John Preston
Hillary, Obama, Osama — and a hapless Bill
Who is Hillary Clinton? HRC, a biography by Jonathan Allen and Amie Parnes, has sentences full of anecdotes but empty of analysis
The actor David Niven was once badgered by the American columnist William F. Buckley to introduce him to Marc Chagall, a neighbour of Niven’s in Switzerland. Buckley, a keen amateur painter, wanted to know what Chagall thought of his work. With grave misgivings, Niven agreed to set up a meeting. Chagall in silence gazed at Buckley’s pictures for some time until Buckley could restrain himself no longer. ‘Well, what do you think?’ he asked — whereupon Chagall clapped his hand to his brow and groaned, ‘Poor paint!’
I felt something similar on reading this book about Hillary Clinton’s time as US Secretary of State. It’s not that it’s slapdash, or short on detail — quite the reverse; it’s just that its two authors hurl themselves at the English language like two treefellers with a very big axe.
Right from the off, it’s plain that Jonathan Allen and Amie Parnes are hellbent on breaking the record for shoehorning as much extraneous detail into one sentence as possible. With what now seems hopeless naivete, I thought their description of Hillary Clinton’s former senior adviser, Capricia Marshall, would take some beating:
“A brunette with a chic short haircut and highlights, the half-Croatian and half-Mexican Marshall, who favored rigorous P90X workouts, went way back with the Clintons.
That, though, was before I came to the pen-portrait of Jared Cohen, who used to be on Clinton’s police planning staff:
“Thin, with curly black hair and blue eyes that come alive when he talks about a new idea, Cohen is a native of Weston, Connecticut, a wealthy New York suburb where the median income reaches nearly $200,000 a year.

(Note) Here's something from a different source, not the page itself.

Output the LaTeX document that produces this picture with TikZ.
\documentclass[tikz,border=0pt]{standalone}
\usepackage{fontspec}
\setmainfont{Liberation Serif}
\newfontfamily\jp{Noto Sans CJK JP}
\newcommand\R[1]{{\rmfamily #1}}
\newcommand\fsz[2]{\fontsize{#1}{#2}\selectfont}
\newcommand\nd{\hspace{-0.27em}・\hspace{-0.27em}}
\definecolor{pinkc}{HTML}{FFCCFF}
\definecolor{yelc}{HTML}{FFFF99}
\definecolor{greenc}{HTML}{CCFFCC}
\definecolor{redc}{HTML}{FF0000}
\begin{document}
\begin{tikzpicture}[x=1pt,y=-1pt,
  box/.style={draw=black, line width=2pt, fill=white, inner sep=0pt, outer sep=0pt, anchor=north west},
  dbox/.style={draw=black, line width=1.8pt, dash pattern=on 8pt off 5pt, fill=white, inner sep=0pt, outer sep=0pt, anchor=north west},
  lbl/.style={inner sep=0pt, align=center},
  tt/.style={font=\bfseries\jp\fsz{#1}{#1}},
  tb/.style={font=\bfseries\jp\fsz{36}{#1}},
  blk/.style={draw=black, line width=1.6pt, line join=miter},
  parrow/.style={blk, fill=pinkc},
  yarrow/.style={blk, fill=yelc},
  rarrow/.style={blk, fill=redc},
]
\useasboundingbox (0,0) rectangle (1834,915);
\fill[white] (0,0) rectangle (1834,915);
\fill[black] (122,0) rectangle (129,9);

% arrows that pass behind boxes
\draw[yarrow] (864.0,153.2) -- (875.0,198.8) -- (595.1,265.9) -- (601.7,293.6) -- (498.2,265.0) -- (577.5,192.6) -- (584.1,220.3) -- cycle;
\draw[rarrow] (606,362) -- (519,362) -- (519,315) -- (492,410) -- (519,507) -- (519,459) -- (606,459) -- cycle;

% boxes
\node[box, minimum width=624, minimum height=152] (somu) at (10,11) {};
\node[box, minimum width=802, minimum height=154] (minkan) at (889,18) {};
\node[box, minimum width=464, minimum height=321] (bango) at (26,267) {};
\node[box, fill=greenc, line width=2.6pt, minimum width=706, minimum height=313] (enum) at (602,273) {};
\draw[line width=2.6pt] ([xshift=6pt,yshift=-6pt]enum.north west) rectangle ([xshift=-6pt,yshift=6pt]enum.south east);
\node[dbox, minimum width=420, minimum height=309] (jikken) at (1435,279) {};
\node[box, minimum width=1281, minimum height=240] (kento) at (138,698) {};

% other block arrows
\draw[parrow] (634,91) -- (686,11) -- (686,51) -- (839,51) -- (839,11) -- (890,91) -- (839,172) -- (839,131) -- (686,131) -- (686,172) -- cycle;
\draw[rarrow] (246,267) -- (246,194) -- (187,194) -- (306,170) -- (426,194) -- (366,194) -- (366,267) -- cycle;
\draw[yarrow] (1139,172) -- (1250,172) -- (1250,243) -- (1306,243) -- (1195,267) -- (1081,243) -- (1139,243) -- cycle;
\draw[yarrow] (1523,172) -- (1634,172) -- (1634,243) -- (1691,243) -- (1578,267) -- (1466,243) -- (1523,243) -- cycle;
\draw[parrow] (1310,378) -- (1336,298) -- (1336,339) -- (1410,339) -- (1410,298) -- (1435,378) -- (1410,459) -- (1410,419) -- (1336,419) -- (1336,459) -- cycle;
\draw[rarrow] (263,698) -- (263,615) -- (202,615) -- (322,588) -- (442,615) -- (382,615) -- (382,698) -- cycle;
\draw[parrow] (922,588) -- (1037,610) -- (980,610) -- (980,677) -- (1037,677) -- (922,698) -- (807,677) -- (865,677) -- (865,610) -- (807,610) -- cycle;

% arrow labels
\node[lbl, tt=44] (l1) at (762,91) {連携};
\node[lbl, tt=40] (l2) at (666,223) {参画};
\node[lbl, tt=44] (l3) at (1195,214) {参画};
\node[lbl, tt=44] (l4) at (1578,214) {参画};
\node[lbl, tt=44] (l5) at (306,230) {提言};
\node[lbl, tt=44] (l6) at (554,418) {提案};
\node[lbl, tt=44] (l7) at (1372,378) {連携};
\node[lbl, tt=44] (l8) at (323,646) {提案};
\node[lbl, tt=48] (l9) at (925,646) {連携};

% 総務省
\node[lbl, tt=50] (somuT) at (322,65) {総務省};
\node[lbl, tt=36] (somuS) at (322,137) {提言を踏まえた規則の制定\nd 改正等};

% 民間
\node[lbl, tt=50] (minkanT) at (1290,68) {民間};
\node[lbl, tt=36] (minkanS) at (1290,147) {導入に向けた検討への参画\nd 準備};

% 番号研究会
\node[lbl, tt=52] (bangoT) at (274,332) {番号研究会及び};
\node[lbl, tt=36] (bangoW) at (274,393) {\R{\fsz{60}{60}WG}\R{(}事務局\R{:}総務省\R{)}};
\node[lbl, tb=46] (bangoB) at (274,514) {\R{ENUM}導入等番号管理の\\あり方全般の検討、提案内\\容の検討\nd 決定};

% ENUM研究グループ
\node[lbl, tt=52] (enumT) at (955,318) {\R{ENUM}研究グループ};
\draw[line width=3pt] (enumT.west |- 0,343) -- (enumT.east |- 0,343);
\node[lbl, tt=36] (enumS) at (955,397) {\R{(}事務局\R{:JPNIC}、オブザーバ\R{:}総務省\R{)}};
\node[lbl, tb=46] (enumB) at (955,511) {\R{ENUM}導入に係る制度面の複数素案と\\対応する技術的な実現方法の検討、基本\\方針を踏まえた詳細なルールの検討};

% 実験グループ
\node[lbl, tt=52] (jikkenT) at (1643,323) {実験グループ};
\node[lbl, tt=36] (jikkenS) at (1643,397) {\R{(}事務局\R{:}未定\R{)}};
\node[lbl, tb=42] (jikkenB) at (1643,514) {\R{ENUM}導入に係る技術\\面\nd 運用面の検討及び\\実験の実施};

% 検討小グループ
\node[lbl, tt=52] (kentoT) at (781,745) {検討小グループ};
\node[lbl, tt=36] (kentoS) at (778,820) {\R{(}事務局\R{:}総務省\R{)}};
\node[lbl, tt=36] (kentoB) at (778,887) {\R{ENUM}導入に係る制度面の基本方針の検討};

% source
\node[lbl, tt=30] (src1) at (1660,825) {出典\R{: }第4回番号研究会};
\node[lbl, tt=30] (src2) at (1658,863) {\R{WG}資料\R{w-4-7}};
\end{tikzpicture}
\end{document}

Yet somewhere in here — albeit buried several fathoms deep — is a fascinating story: how did Hillary Clinton go from being Barack Obama’s embittered rival to his most trusted colleague? Before becoming Secretary of State, Clinton had never run a government department before. She didn’t even know that much about foreign affairs, although we learn that ‘she understood that engaging in diplomacy in hostile parts of the world was a calculated risk’ — which is something, I guess.
She turned down Obama’s offer of the job at least three times. Then when she did relent, her tenure got off to a less-than-promising start. Keen to put relations with the Russians on a new footing, Clinton presented her counterpart, Sergei Lavrov, with a specially struck button bearing the American and Russian words for ‘Reset’. Far from being pleased, Lavrov seemed strangely puzzled by his present — until someone realised that the translator had inadvertently put in the word for ‘Overcharge’ instead.
At first relations between Hillary and Obama were frosty — it didn’t help that the President and Bill Clinton circled each other like two roosters whenever they met. But it wasn’t long before Hillary’s ravenous appetite for work and the hawkish gleam in her eye won Obama’s respect. Indeed, he was so impressed that he gave her a specially monogrammed iPad case with her initials on one side and ‘Secretary of State’ on the other.
Normally, I’m a sucker for these sorts of details, but here you have to winkle them out from under a ton of verbiage and unfiltered information. Allen and Parnes have chucked everything into the mix, including some of the blandest unattributed quotes ever assembled — ‘“She has a full range of emotions,” says one former senior government official.’
Yet amid all this, there’s hardly any analysis of Hillary’s strengths and weaknesses as Secretary of State. Every so often they allow themselves a whisper of criticism — most notably over her failure to foresee the storming of the US Embassy in Benghazi in which special envoy Chris Stevens was murdered. For the most part, though, they adopt a reverently supine crouch.
There isn’t even much analysis of Hillary herself. However full her range of emotions might be, she’s plainly not that big on charm — ‘Call me HRC,’ she once told chat-show hostess Ellen de Degeneres. On the other hand, it’s hard to remain entirely resistant to anyone who, on being reminded of her evening’s social engagement, snarled, ‘Fuck the White House correspondents’ dinner.’
That, of course, was the evening in May 2011 when bin Laden was killed. It’s here that the most revealing detail of all about Hillary emerges — or at least about the state of her marriage. After the news came through, Obama thought that, as a courtesy, he’d better phone Bill Clinton. ‘I’m sure Hillary has told you what’s happened,’ Obama began. There was a surprised silence from the other end of the phone. ‘I don’t know what you’re talking about,’ said Clinton. Hillary, it transpired, hadn’t even bothered to fill him in.